-- start --

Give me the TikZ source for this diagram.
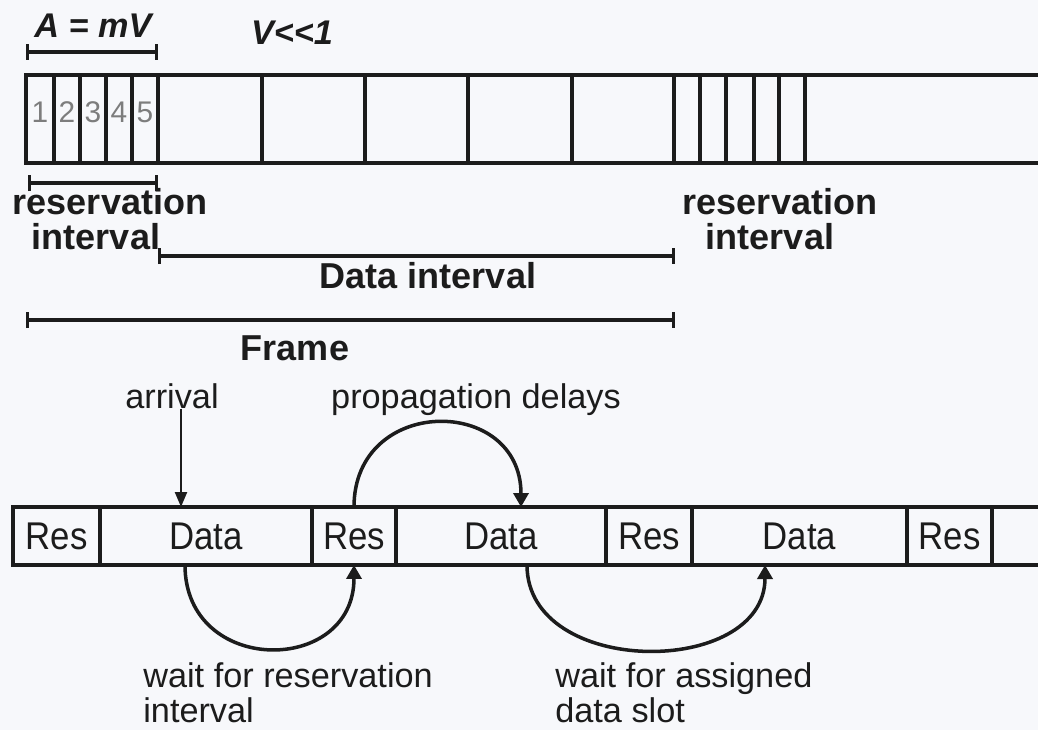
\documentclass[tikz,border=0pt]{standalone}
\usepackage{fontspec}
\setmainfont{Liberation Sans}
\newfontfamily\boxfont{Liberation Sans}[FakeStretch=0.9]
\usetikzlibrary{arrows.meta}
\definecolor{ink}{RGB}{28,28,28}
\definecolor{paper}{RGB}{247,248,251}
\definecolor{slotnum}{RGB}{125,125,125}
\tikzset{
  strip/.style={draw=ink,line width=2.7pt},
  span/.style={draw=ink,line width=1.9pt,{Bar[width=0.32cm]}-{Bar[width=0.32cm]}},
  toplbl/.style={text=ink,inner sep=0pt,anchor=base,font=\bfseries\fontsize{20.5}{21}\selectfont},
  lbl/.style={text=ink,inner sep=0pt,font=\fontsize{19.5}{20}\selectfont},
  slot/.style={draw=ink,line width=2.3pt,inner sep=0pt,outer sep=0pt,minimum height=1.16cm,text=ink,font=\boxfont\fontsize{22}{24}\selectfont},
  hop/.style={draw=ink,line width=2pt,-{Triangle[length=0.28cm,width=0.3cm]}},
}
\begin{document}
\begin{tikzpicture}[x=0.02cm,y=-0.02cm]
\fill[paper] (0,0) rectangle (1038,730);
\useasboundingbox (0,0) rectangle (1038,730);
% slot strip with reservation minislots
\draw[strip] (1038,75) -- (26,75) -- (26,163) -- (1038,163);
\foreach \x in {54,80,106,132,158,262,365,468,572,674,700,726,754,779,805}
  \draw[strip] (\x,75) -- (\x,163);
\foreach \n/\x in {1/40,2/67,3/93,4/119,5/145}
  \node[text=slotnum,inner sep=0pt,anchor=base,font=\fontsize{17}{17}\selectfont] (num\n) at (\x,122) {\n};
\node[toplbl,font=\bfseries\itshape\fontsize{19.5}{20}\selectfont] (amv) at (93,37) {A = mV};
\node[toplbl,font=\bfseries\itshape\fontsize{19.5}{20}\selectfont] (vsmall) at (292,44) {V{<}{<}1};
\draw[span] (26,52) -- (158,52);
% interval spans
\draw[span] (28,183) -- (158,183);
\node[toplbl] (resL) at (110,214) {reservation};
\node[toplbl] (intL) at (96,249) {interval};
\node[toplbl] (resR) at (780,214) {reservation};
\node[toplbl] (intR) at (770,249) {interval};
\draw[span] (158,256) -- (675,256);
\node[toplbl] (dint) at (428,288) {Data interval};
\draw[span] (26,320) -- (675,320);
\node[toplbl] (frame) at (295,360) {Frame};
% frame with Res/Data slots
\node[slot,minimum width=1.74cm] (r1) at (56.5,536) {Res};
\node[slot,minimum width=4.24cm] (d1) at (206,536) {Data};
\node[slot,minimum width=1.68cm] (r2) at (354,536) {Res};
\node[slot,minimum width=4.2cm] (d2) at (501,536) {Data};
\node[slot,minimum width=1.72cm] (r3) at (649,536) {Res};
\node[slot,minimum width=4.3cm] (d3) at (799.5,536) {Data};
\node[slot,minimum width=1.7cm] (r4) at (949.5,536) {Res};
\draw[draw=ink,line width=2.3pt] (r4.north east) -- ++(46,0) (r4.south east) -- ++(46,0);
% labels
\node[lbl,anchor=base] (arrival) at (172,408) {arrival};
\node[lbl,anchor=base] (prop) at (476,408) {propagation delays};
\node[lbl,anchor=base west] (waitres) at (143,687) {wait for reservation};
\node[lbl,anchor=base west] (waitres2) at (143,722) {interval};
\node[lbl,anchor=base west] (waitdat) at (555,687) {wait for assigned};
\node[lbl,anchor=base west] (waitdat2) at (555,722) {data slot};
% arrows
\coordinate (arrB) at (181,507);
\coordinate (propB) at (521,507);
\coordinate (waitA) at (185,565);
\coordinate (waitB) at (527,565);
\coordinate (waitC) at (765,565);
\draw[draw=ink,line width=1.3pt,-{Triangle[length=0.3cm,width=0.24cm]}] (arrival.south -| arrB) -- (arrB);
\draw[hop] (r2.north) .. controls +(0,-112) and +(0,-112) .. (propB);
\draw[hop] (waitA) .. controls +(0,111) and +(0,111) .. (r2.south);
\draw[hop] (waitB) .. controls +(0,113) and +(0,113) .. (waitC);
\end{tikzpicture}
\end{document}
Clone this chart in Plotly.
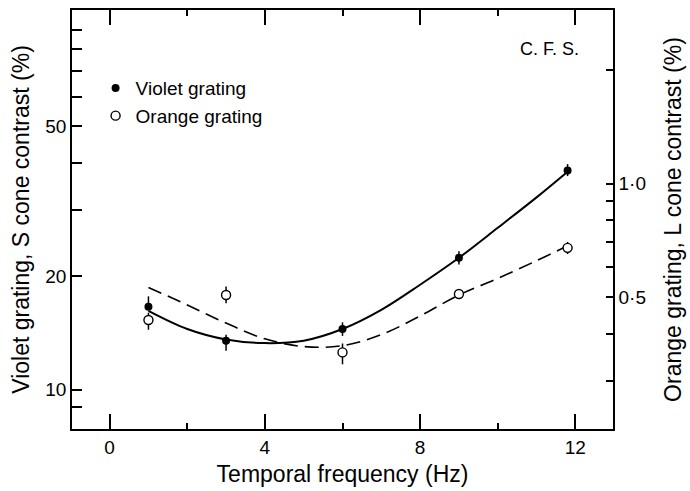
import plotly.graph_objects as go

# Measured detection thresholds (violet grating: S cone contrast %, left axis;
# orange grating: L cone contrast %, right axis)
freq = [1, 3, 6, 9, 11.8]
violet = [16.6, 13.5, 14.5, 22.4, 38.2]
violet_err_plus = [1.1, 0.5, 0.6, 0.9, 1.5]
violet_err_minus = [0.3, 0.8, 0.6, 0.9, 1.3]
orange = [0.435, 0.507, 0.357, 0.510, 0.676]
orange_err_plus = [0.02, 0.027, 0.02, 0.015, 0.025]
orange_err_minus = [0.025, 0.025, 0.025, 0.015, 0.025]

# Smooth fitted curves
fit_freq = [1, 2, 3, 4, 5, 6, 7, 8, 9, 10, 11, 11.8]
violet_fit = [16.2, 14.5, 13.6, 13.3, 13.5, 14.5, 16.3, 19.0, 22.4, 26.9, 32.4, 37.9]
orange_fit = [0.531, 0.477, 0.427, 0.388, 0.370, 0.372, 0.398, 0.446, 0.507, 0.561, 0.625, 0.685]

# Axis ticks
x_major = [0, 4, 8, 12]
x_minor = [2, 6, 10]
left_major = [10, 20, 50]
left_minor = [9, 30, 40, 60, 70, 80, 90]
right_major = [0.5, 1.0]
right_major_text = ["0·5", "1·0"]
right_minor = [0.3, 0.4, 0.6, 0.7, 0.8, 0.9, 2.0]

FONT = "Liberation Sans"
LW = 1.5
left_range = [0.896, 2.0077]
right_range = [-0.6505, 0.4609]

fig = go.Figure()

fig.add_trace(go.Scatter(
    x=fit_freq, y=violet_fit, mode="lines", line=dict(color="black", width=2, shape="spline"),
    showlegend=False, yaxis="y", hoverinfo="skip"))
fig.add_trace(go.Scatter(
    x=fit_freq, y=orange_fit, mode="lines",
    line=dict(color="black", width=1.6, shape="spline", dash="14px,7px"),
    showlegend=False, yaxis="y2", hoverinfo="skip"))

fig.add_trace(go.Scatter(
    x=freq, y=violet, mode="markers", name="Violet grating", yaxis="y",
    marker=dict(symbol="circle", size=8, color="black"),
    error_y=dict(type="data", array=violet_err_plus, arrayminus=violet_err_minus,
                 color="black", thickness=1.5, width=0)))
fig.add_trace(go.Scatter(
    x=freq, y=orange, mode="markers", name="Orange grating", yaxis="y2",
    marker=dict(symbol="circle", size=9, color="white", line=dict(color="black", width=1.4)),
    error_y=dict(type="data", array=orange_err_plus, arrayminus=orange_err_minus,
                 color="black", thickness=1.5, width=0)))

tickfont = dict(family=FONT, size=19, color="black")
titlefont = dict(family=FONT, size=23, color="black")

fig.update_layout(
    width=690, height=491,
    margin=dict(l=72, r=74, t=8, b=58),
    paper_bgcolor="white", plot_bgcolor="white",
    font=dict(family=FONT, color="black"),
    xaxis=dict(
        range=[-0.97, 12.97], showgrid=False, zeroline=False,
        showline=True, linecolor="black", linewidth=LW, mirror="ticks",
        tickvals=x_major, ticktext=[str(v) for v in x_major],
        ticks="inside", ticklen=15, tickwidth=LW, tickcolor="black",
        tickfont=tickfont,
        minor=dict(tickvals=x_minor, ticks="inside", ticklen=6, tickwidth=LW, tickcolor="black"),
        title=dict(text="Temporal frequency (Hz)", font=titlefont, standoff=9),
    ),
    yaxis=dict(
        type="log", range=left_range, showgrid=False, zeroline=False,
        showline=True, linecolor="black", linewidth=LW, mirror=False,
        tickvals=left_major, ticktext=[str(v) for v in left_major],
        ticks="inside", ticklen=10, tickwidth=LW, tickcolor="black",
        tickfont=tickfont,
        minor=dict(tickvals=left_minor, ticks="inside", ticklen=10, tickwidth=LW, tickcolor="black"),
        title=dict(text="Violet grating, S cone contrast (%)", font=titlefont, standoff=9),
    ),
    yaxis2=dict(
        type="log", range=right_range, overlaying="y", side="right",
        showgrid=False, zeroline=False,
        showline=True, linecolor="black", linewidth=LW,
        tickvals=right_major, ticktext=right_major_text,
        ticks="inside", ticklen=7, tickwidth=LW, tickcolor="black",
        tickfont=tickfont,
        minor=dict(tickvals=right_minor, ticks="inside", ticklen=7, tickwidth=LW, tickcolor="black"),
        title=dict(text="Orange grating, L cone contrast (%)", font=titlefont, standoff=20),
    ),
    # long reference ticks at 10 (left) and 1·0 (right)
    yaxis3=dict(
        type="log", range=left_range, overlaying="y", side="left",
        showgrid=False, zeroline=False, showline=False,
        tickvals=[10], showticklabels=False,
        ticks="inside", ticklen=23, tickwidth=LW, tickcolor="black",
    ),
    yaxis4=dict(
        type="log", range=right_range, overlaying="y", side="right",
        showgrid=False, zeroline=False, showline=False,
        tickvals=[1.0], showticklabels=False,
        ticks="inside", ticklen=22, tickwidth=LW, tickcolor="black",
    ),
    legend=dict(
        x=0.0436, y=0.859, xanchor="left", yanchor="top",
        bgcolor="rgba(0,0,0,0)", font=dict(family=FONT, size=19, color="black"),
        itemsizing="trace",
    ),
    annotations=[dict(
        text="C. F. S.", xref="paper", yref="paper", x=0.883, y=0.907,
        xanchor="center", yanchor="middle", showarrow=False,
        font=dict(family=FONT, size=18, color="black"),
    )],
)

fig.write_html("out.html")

-- end --

What you should do: Some lines of the records may hold the word "this". How many do? Answer with a number and nothing else.

Result of the task: 2